Always held on the second Sunday of June, ODUNDE is a celebration of the values, spirit, and cultural heritage of Black people, with Caribbean, African, Brazilian, and, of course, African-American attendees.
The festival is the brain child of Lois Fernandez who came up with the idea for the annual event after she visited Nigeria, West Africa, in 1972 and witnessed the Osun-Osogbo festival of the Yoruba-speaking people.
On Fernandez’s return to the United States, she held the first ODUNDE festival three years later in 1975. Odunde is a Yoruba word for “happy New Year,” and the celebrations are meant to usher in a new year for the pan-African community in the United States. For their part, festival organizers encourage the uppercase spelling of “ODUNDE” for emphasis.
The first edition of the ODUNDE festival was largely funded with the donations of friends and neighbors, and subsequent festivals have been supported by the city council.
This year’s edition of the ODUNDE festival had a very special guest with the Ooni of Ife, his Imperial Majesty Oba Adeyeye Enitan Ogunwusi and his wife, Olori Wuraola.
In Nigeria, Ile-Ife town is regarded as the cradle of all Yoruba people. The Ooni of Ife is regarded as the traditional and spiritual head of the Yoruba people around the world. He is a direct descendant of Oduduwa, the founder and ancestral father of Yoruba-speaking people.
The ODUNDE festival is a one-day event that begins around 10 a.m. with a procession of celebrants mostly dressed in white (the colors of the Osun deity), drumming and dancing along South Street on their way to the Schuylkill river, where they offer sacrifices of fruits, flowers, and money to Osun, the Yoruba river goddess, and pray for prosperity and fertility.

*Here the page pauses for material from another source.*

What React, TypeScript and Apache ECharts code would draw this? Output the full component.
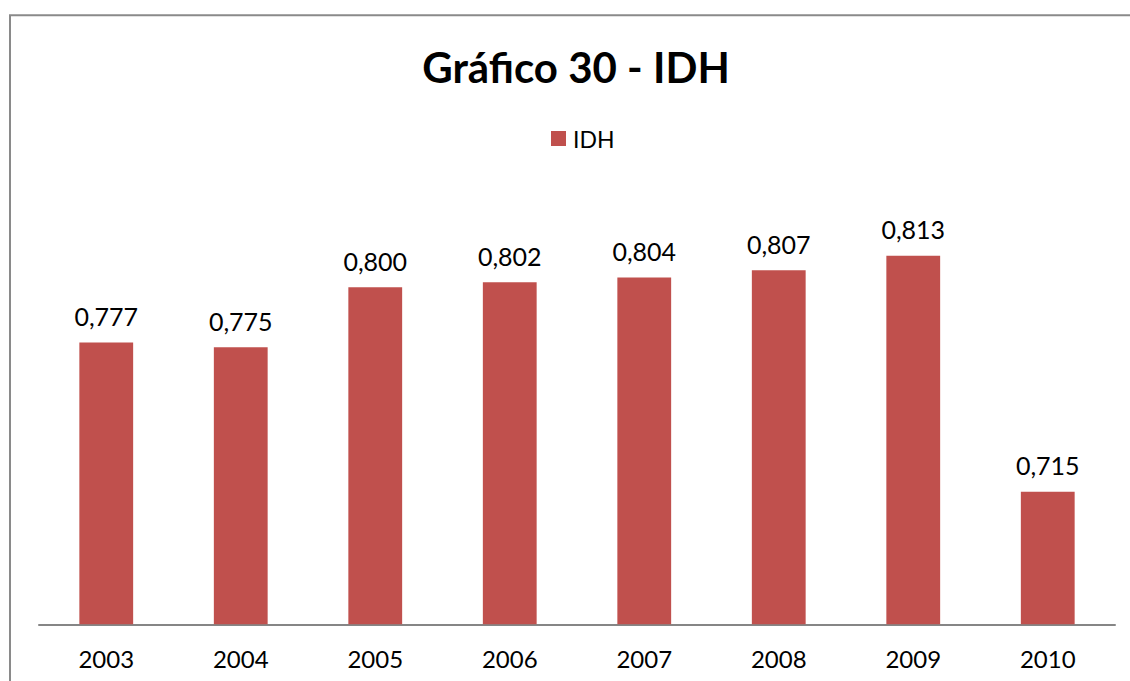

The rest of the day’s activities include street market exhibitions with African vendors who sell crafts, fabrics, jewelry, and food. A general showcase of African culture simultaneously takes center stage, with presentations of rap music, African traditional chanting, and praise singing.
African Americans’ renewed interest in their cultural heritage makes them gravitate toward the ODUNDE festival. Consequently, the festival has grown exponentially despite repeated calls for its cancellation or removal from its traditional location at the intersection of South Street and Grays Ferry Avenue.
Today, the ODUNDE festival includes a range of pre-festival activities, such as symposiums, workshops, and opportunities for building a robust pan-African network.